Yoga is not worship; nor is it a sacrifice to propitiate a Deity. The word yoga comes from the root 'yug' which means to join. It is described in the Vishnu Purana as follows:

"Having controlled all senses with the mind, the idea of unity of the self, with the supreme self within, is yoga."

According to Bhagavath Githa, yoga is the mind getting merged with the soul within, freeing itself from all attachments that bring about pain. The yoga sutra says that it is restraint of mental modifications or control of thought waves in mind.

"Yogaschittavrithi Nirodha"

Mrs. Annie Besant says that it is a science by which alone spiritual truths can be fully realised by the gradual unfolding of the inner faculties, which enable man to study the invisible world directly by the expansion of his consciousness to embrace wider and subtler ranges of being.

The object of yoga is to get moksha, that is to say, to emancipate the individual self from its bondage to the material world by a process of mental and bodily discipline culminating in a spiritual transformation and merger of the self with the supreme self, the God within. This merger secures for the yogi the moksha which is freedom from re-birth the bugbear of all thinking Hindus and others who believe in re-birth.

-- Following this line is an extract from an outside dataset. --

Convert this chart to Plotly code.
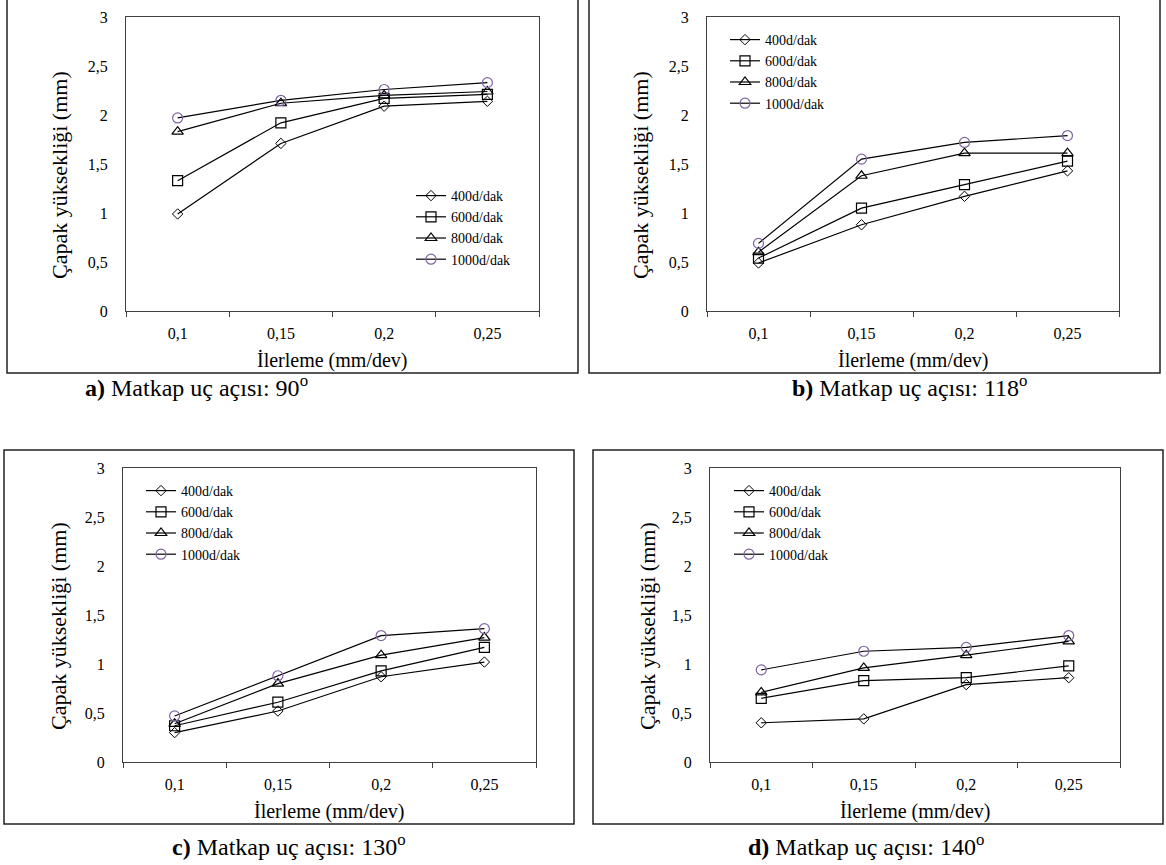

Yoga is said to be a prevedic cult. This was systematised on a scientific basis by sage Kapila who lived about the 7th century B.C. This organised wisdom which influenced the buddhist thought a good deal came to be known as sankya yoga or sankya philosophy. About five centuries later sage Pathanjali popularised it by introducing certain steps-in-aid known as Ashtanga (eight limbs of aid.) He also insisted that a fervent devotion to God should also be considered as an indispensable factor in the practice of yoga, although five centuries before him, Sage Kapila did not think so.